I found this post useful for finding the intensity-weighted centroid of a gray scale image. However, I need to go one step further… is there a way to compute the intensity-weighted orientation of an object (or region) in a gray scale image?
Thanks,
Travis
Travis—What is your definition of intensity-weighted orientation? For “flat” (nonweighted) regions, regionprops defines object orientation as the orientation of the major axis of an ellipse that has the same second-order moments as the region. It’s not obvious to me how to extend this definition to a nonflat region.
I believe I found a solution… By using the gray scale pixel values for intensity, the calculations for uxx, uyy, and uxy are weighted. These parameters are then used to calculate orientation the same way regionprops does for binary images.
The part of the code in regionprops for the non-weighted case is:
I changed this to:
Where xbar and ybar are the intensity-weighted centroids (now available as an output from regionprops as “WeightedCentroid”) and sum_region is the sum of the gray level area. Hopefully my approach is correct… it seems to make sense on some test images.

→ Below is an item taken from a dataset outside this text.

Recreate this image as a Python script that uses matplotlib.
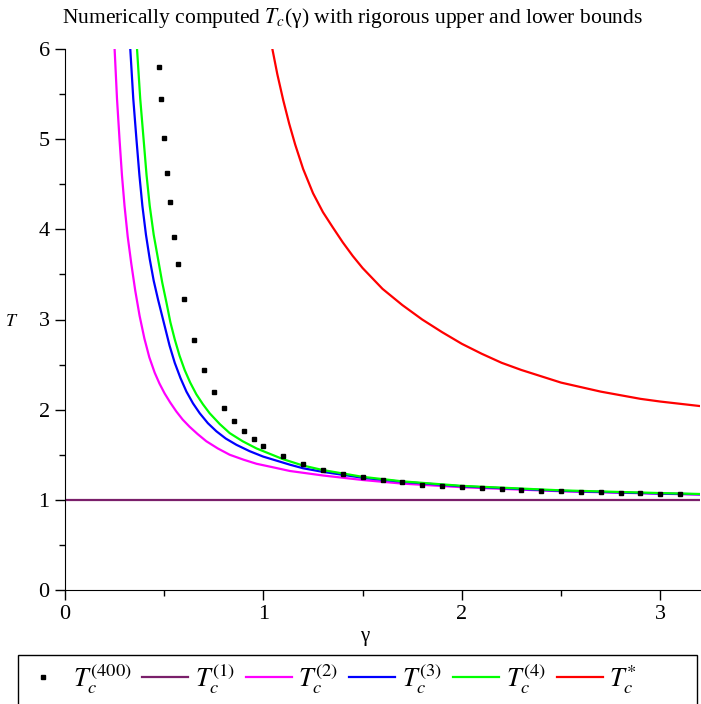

It would be nice to have regionprops expanded to include more properties for grayscale images. Thanks for the input.
Travis—Your method sounds promising. Are there any specific grayscale properties you are particularly interested in? Thanks for your suggestions.
Just that intensity-weighted second moment (orientation)… for now! Thanks.
I have some separated blobs to detect. Each one should have a Gaussian shape. Usually the bwlabel works well but sometimes two blobs are found as 1 object when they should really be two objects.
What do you think to do about this? Could I detect that one feature has 2 peaks?
Thanks Matt
Matt—You might try looking at the marker-controlled watershed segmentation demo.